# Drive train compatibility



## frtucker (Oct 6, 2008)

If you mix components such as crank (ultegra) and cassette (105) are there issues with the chain. If it is a 10 speed compatible crank would it use a narrower chain than the 105 cassette and cause compatibility issues?


----------



## Guest (Oct 8, 2008)

Skipping the 2009 Dura Ace stuff that I have never handled, you should be fine mixing 10 speed component levels with Shimano parts, and their 10 speed (and others) chains will all work.

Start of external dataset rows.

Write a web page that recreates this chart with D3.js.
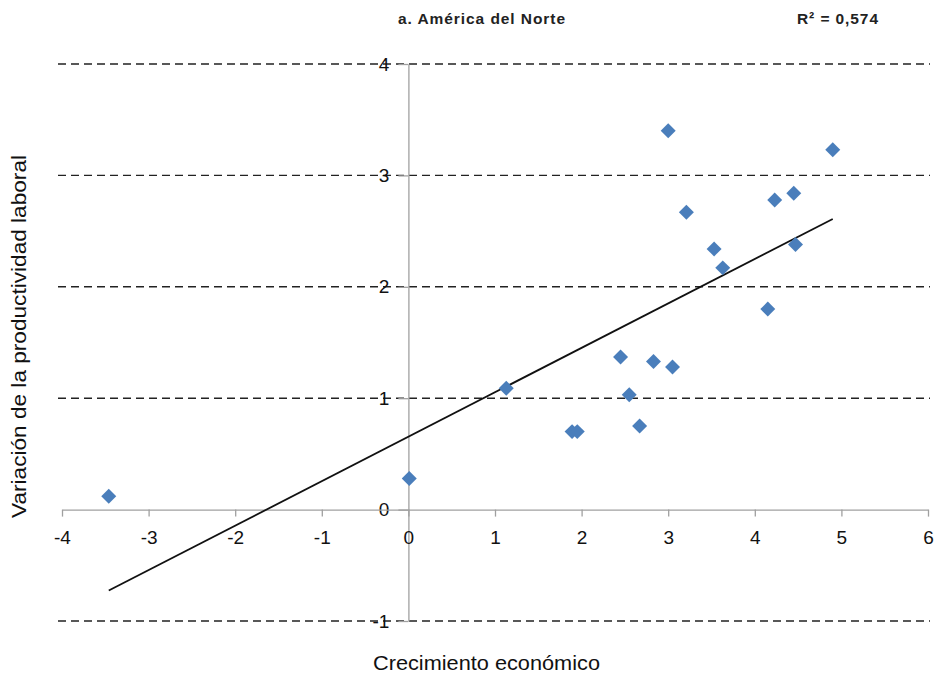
<!DOCTYPE html>
<html><head><meta charset="utf-8">
<script src="https://cdn.jsdelivr.net/npm/d3@7"></script>
<style>body{margin:0;background:#fff}svg{display:block;font-family:"Liberation Sans",Arial,sans-serif}</style>
</head><body>
<svg id="c" width="938" height="674"></svg>
<script>
const xValues = [-3.46, 0.01, 1.13, 1.89, 1.95, 2.45, 2.55, 2.67, 2.83, 3.05, 3.00, 3.21, 3.53, 3.63, 4.15, 4.23, 4.45, 4.47, 4.90];
const yValues = [0.12, 0.28, 1.09, 0.70, 0.70, 1.37, 1.03, 0.75, 1.33, 1.28, 3.40, 2.67, 2.34, 2.17, 1.80, 2.78, 2.84, 2.38, 3.23];
const xTicks = [-4, -3, -2, -1, 0, 1, 2, 3, 4, 5, 6];
const yTicks = [-1, 0, 1, 2, 3, 4];
const trendSlope = 0.399;
const trendIntercept = 0.654;
const title = "a. América del Norte";
const r2Label = "R² = 0,574";
const xLabel = "Crecimiento económico";
const yLabel = "Variación de la productividad laboral";

const svg = d3.select("#c");
const x = d3.scaleLinear().domain([-4, 6]).range([62, 928]);
const y = d3.scaleLinear().domain([-1, 4]).range([621, 64]);
const fmt = d => d < 0 ? "-" + Math.abs(d) : String(d);

// gridlines
svg.append("g").selectAll("line").data(yTicks.filter(d => d !== 0)).join("line")
  .attr("x1", 58).attr("x2", 930)
  .attr("y1", d => y(d)).attr("y2", d => y(d))
  .attr("stroke", "#222").attr("stroke-width", 1.4).attr("stroke-dasharray", "8,5");

// y axis (vertical at x=0)
const gy = svg.append("g").attr("transform", `translate(${x(0)},0)`)
  .call(d3.axisLeft(y).tickValues(yTicks).tickSize(10).tickSizeOuter(0).tickFormat(fmt));
gy.select(".domain").attr("stroke", "#a0a0a0").attr("stroke-width", 1.3);
gy.selectAll(".tick line").attr("stroke", "#a0a0a0").attr("stroke-width", 1.3);
gy.selectAll(".tick text").attr("font-size", 19).attr("fill", "#111").attr("x", -19)
  .attr("font-family", "Liberation Sans, Arial, sans-serif");

// x axis (horizontal at y=0)
const gx = svg.append("g").attr("transform", `translate(0,${y(0)})`)
  .call(d3.axisBottom(x).tickValues(xTicks).tickSize(7).tickSizeOuter(0).tickFormat(fmt));
gx.select(".domain").attr("stroke", "#a0a0a0").attr("stroke-width", 1.3);
gx.selectAll(".tick line").attr("stroke", "#a0a0a0").attr("stroke-width", 1.3);
gx.selectAll(".tick text").attr("font-size", 19).attr("fill", "#111").attr("y", 21)
  .attr("font-family", "Liberation Sans, Arial, sans-serif");

// trend line
const tx0 = d3.min(xValues), tx1 = d3.max(xValues);
svg.append("line")
  .attr("x1", x(tx0)).attr("y1", y(trendSlope * tx0 + trendIntercept))
  .attr("x2", x(tx1)).attr("y2", y(trendSlope * tx1 + trendIntercept))
  .attr("stroke", "#111").attr("stroke-width", 1.8);

// points
const pts = xValues.map((v, i) => ({x: v, y: yValues[i]}));
svg.append("g").selectAll("path").data(pts).join("path")
  .attr("d", d3.symbol().type(d3.symbolSquare).size(112))
  .attr("transform", d => `translate(${x(d.x)},${y(d.y)}) rotate(45)`)
  .attr("fill", "#4a7ebb");

// texts
svg.append("text").attr("x", 398).attr("y", 24).attr("font-size", 15.5).attr("font-weight", "bold").attr("fill", "#222").attr("textLength", 167).text(title);
svg.append("text").attr("x", 797).attr("y", 24).attr("font-size", 15.5).attr("font-weight", "bold").attr("fill", "#222").attr("textLength", 81).text(r2Label);
svg.append("text").attr("x", 373).attr("y", 670).attr("font-size", 21).attr("fill", "#111").attr("textLength", 227).attr("lengthAdjust", "spacingAndGlyphs").text(xLabel);
svg.append("text").attr("transform", "translate(26,518) rotate(-90)").attr("font-size", 21).attr("fill", "#111").attr("textLength", 363).attr("lengthAdjust", "spacingAndGlyphs").text(yLabel);
</script>
</body></html>
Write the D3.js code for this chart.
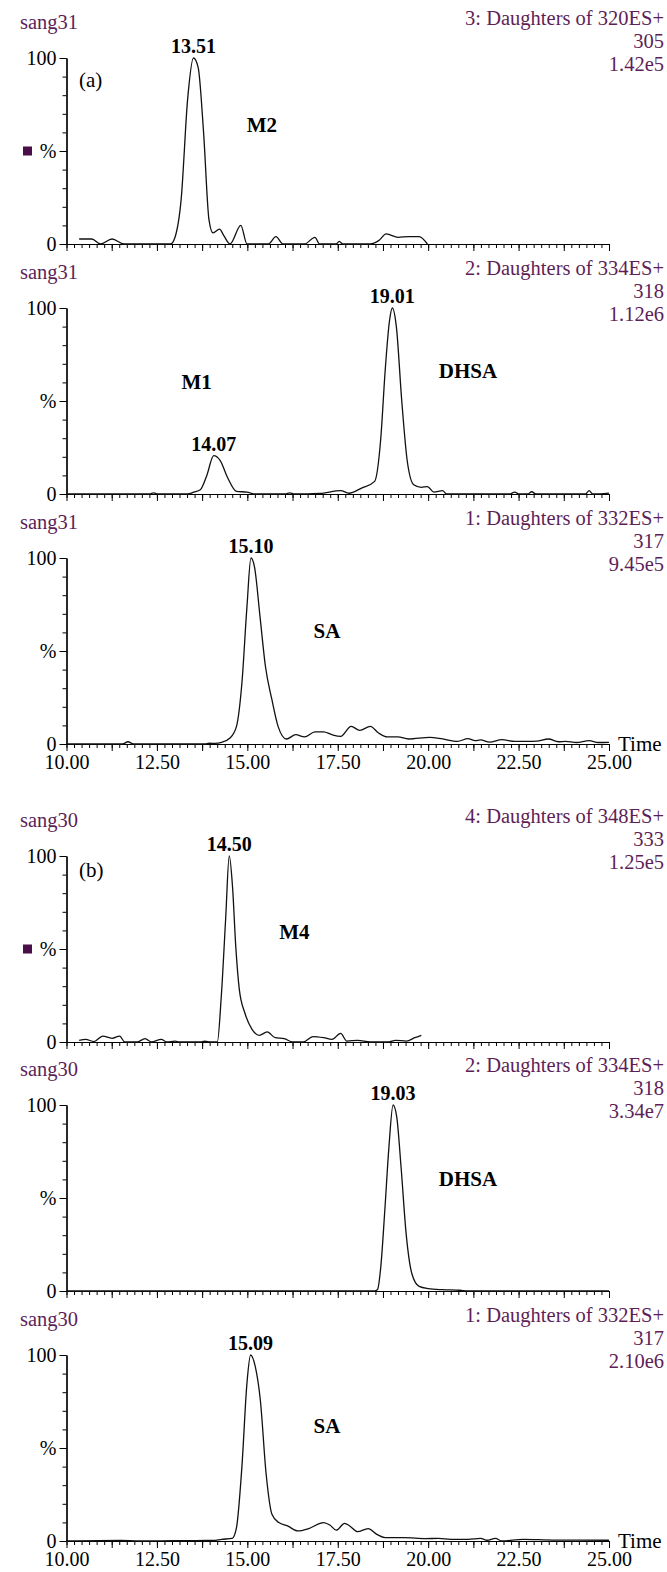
<!DOCTYPE html>
<html>
<head>
<meta charset="utf-8">
<script src="https://cdn.jsdelivr.net/npm/d3@7"></script>
<style>
  body { margin: 0; background: #fff; }
  svg text { font-family: "Liberation Serif", "Times New Roman", serif; }
</style>
</head>
<body>
<div id="chart"></div>
<script>
// chromatogram data (time in min, relative intensity %)
const p1Time = [10.35,10.70,10.94,11.26,11.59,12.88,13.0,13.17,13.35,13.51,13.64,13.79,13.94,14.05,14.23,14.35,14.52,14.82,14.99,15.58,15.79,15.99,16.58,16.87,17.0,17.46,17.54,17.64,18.40,18.63,18.84,19.17,19.46,19.75,19.98];
const p1Int  = [2.7,2.7,0,2.7,0,0,3.6,24,78,100,95,60,13,6,8,4.5,0,10,0,0,4,0,0,3.6,0,0,1.4,0,0,1.8,5.4,3.6,4,4,0];

const p2Time = [10.0,12.30,12.41,12.52,13.35,13.52,13.70,13.88,14.07,14.25,14.46,14.70,14.99,15.23,16.05,16.17,16.30,17.0,17.58,17.81,18.16,18.52,18.69,18.81,18.93,19.01,19.12,19.27,19.42,19.60,19.81,19.98,20.16,20.40,20.51,22.25,22.39,22.52,22.75,22.86,22.98,24.35,24.45,24.55,25.0];
const p2Int  = [0,0,0.6,0,0,1,2.3,10,20.6,18,8.6,1.4,1,0,0,0.6,0,0.3,1.8,0.4,3.2,6.8,30,66,93,100,90,50,18,5,3.6,4,1,1.8,0,0,1,0,0,1.2,0,0,1.8,0,0.5];

const p3Time = [10.0,11.55,11.70,11.85,13.82,13.95,14.10,14.29,14.52,14.70,14.85,14.99,15.10,15.20,15.35,15.50,15.68,15.85,16.08,16.34,16.58,16.87,17.11,17.34,17.58,17.87,18.11,18.40,18.63,18.87,19.16,19.46,20.04,20.40,20.81,21.10,21.30,21.45,21.70,22.04,22.40,22.75,23.0,23.33,23.60,23.80,24.10,24.45,24.70,25.0];
const p3Int  = [0,0,1.2,0,0,0.4,0.3,0.9,3.2,9.5,32.8,74,100,95,68.6,41.8,23.8,9.5,2.7,5,3.8,6.5,6.5,5,4.1,9.5,7.3,9.5,5.9,3.8,3.8,2.7,3.6,2.7,1.4,2.9,1.8,2.2,1.0,2.3,1.4,1.4,1.6,2.7,1.2,1.4,0.8,1.8,0.8,0.9];

const p4Time = [10.35,10.53,10.76,11.0,11.26,11.47,11.61,11.95,12.17,12.35,12.62,12.78,13.0,13.12,13.70,13.82,13.99,14.17,14.28,14.40,14.50,14.59,14.68,14.78,14.93,15.13,15.33,15.55,15.77,16.02,16.25,16.55,16.81,17.11,17.34,17.58,17.75,18.05,18.40,18.90,19.10,19.40,19.63,19.81];
const p4Int  = [0.9,1.4,0.2,3.2,2,3.2,0,0,1.8,0,1.4,0,0.5,0,0,0.4,0,0,24.6,66,100,83.6,51.4,28,15.7,6.8,3.6,5.4,2.3,1.8,0,0,2.9,2.3,1.4,4.6,0.5,0.9,0,0,0.9,0.5,2.3,3.6];

const p5Time = [10.0,18.52,18.60,18.69,18.80,18.91,19.03,19.13,19.25,19.39,19.55,19.75,20.0,20.40,20.87,21.10,25.0];
const p5Int  = [0,0,0.8,13,43,76,100,93.7,66.8,31,9.3,2.5,1.3,0.7,0.4,0,0];

const p6Time = [10.0,11.5,12.0,13.0,14.05,14.29,14.58,14.70,14.85,14.99,15.09,15.22,15.36,15.52,15.68,15.87,16.11,16.40,16.70,17.11,17.28,17.46,17.69,17.83,18.05,18.34,18.58,18.81,19.34,19.93,20.28,20.63,21.10,21.45,21.63,21.86,22.04,22.63,23.45,24.15,25.0];
const p6Int  = [0,0.3,0,0.2,0.3,0.9,1.4,7.2,40,85,100,93.7,75.7,36,14.4,9.9,8.1,5.4,6.7,9.9,8.6,5.8,9.5,8.1,5,6.7,3.6,1.8,1.8,1.3,1.4,0.9,0.9,1.4,0.4,1.4,0,0.9,0.5,0.5,0.4];

// panel texts
const sampleNames   = ["sang31","sang31","sang31","sang30","sang30","sang30"];
const channelTitles = ["3: Daughters of 320ES+","2: Daughters of 334ES+","1: Daughters of 332ES+",
                       "4: Daughters of 348ES+","2: Daughters of 334ES+","1: Daughters of 332ES+"];
const channelIons   = ["305","318","317","333","318","317"];
const channelMax    = ["1.42e5","1.12e6","9.45e5","1.25e5","3.34e7","2.10e6"];
const peakLabels    = [["13.51"],["14.07","19.01"],["15.10"],["14.50"],["19.03"],["15.09"]];
const peakTimes     = [[13.51],[14.07,19.01],[15.10],[14.50],[19.03],[15.09]];
const compounds     = [["M2"],["M1","DHSA"],["SA"],["M4"],["DHSA"],["SA"]];
const partLabels    = ["(a)","","","(b)","",""];
const xTickLabels   = [10, 12.5, 15, 17.5, 20, 22.5, 25];

const series = [[p1Time,p1Int],[p2Time,p2Int],[p3Time,p3Int],[p4Time,p4Int],[p5Time,p5Int],[p6Time,p6Int]];

// layout
const W = 667, H = 1572;
const top100 = [58, 308, 558, 856, 1105, 1355];
const plotH = 186;
const purple = "#5e1f58";

const svg = d3.select("#chart").append("svg")
    .attr("width", W).attr("height", H);

const x = d3.scaleLinear().domain([10, 25]).range([66.5, 609]);

// compound label placement (time, %)
const compoundPos = [[[15.4, 64]], [[13.6, 60], [21.1, 66]], [[17.2, 61]], [[16.3, 59]], [[21.1, 60]], [[17.2, 62]]];

const minorTicks = d3.range(0, 73).map(i => 10 + i * 2.5 / 12);
const majorTicks = d3.range(0, 13).map(i => 10 + i * 1.25);

series.forEach((s, i) => {
    const y = d3.scaleLinear().domain([0, 100]).range([top100[i] + plotH, top100[i]]);
    const g = svg.append("g");
    const showX = (i === 2 || i === 5);

    // y axis: minor ticks every 10, major at 0/50/100
    g.append("g")
        .attr("transform", `translate(${x(10)},0)`)
        .call(d3.axisLeft(y).tickValues(d3.range(0, 101, 10)).tickSize(4).tickSizeOuter(0).tickFormat(""));
    g.append("g")
        .attr("transform", `translate(${x(10)},0)`)
        .call(d3.axisLeft(y).tickValues([0, 50, 100]).tickSize(7).tickSizeOuter(0).tickPadding(3)
            .tickFormat(d => d === 50 ? "%" : d))
        .call(a => a.selectAll("text").style("font-size", "20px").attr("fill", "#000"));

    if (i === 0 || i === 3) {
        g.append("rect")
            .attr("x", 23).attr("y", y(50) - 4.5)
            .attr("width", 9).attr("height", 9)
            .attr("fill", "#4a0f48");
    }

    // x axis
    const xa = g.append("g").attr("transform", `translate(0,${y(0)})`);
    xa.call(d3.axisBottom(x).tickValues(minorTicks).tickSize(4).tickSizeOuter(0).tickFormat(""));
    const xb = g.append("g").attr("transform", `translate(0,${y(0)})`);
    xb.call(d3.axisBottom(x).tickValues(majorTicks).tickSize(7).tickSizeOuter(0).tickPadding(4)
        .tickFormat(d => (showX && xTickLabels.some(v => Math.abs(v - d) < 1e-6)) ? d.toFixed(2) : ""));
    xb.selectAll("text").style("font-size", "20px").attr("fill", "#000");
    g.selectAll(".domain").attr("stroke", "#000").attr("stroke-width", 1.2);
    g.selectAll(".tick line").attr("stroke", "#000").attr("stroke-width", 1);

    if (showX) {
        g.append("text")
            .attr("x", x(25) + 9).attr("y", y(0))
            .attr("dominant-baseline", "central")
            .style("font-size", "21px")
            .text("Time");
    }

    // trace
    const line = d3.line()
        .x((d, k) => x(s[0][k]))
        .y(d => y(d))
        .curve(d3.curveMonotoneX);
    g.append("path")
        .datum(s[1])
        .attr("fill", "none")
        .attr("stroke", "#111")
        .attr("stroke-width", 1.3)
        .attr("d", line);

    // header texts
    g.append("text")
        .attr("x", 20).attr("y", top100[i] - 36)
        .attr("dominant-baseline", "central")
        .attr("fill", purple).style("font-size", "20.5px")
        .text(sampleNames[i]);
    [channelTitles[i], channelIons[i], channelMax[i]].forEach((t, k) => {
        g.append("text")
            .attr("x", 664).attr("y", top100[i] - 40 + k * 23)
            .attr("text-anchor", "end")
            .attr("dominant-baseline", "central")
            .attr("fill", purple).style("font-size", "20.5px")
            .text(t);
    });

    // peak labels
    peakTimes[i].forEach((pt, k) => {
        const k0 = s[0].indexOf(pt);
        const v = k0 >= 0 ? s[1][k0] : 100;
        g.append("text")
            .attr("x", x(pt)).attr("y", y(v) - 12)
            .attr("text-anchor", "middle")
            .attr("dominant-baseline", "central")
            .style("font-size", "20px").style("font-weight", "bold")
            .text(peakLabels[i][k]);
    });

    compounds[i].forEach((c, k) => {
        const p = compoundPos[i][k];
        g.append("text")
            .attr("x", x(p[0])).attr("y", y(p[1]))
            .attr("text-anchor", "middle")
            .attr("dominant-baseline", "central")
            .style("font-size", "21px").style("font-weight", "bold")
            .text(c);
    });

    if (partLabels[i]) {
        g.append("text")
            .attr("x", 79).attr("y", top100[i] + (i === 0 ? 22 : 14))
            .attr("dominant-baseline", "central")
            .style("font-size", "21px")
            .text(partLabels[i]);
    }
});
</script>
</body>
</html>
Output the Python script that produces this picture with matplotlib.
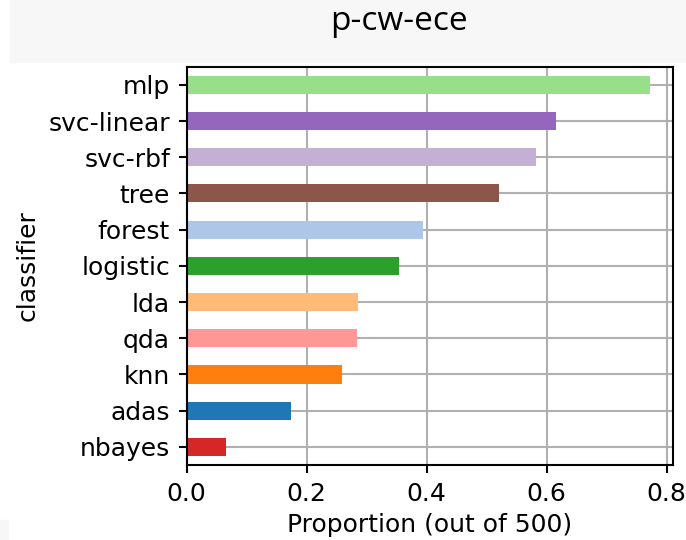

My cross bike has parts from Dura Ace, Ultegra and Ultegra SL on it. I don't think their is any 105 but I should get some so I have a clean sweep!


----------



## android (Nov 20, 2007)

Cranks will pretty much work with anything. cassettes, chains and shifters need to match as far as 9sp or 10spd, but you can mix any 105, Ultegra or DA parts with no problem as long as they are the same speed.


----------



## frtucker (Oct 6, 2008)

*Thanks*

I have a Surly Crosscheck, and I'm replacing the tiagra rear derailure with a dura ace, with a short cage. I'm trying to eliminate some of the chain slap when I'm bouncing around in low gears. The bike has an FSA "velvo" or something like that for a crank - and I'd like to lighten that up a bit - but haven't decided which way to go. I currently have Mavic Askium wheels but thinking about going with a lighter Mavic wheel. I guess I'm trying to streamline this ride for the next cross race.


----------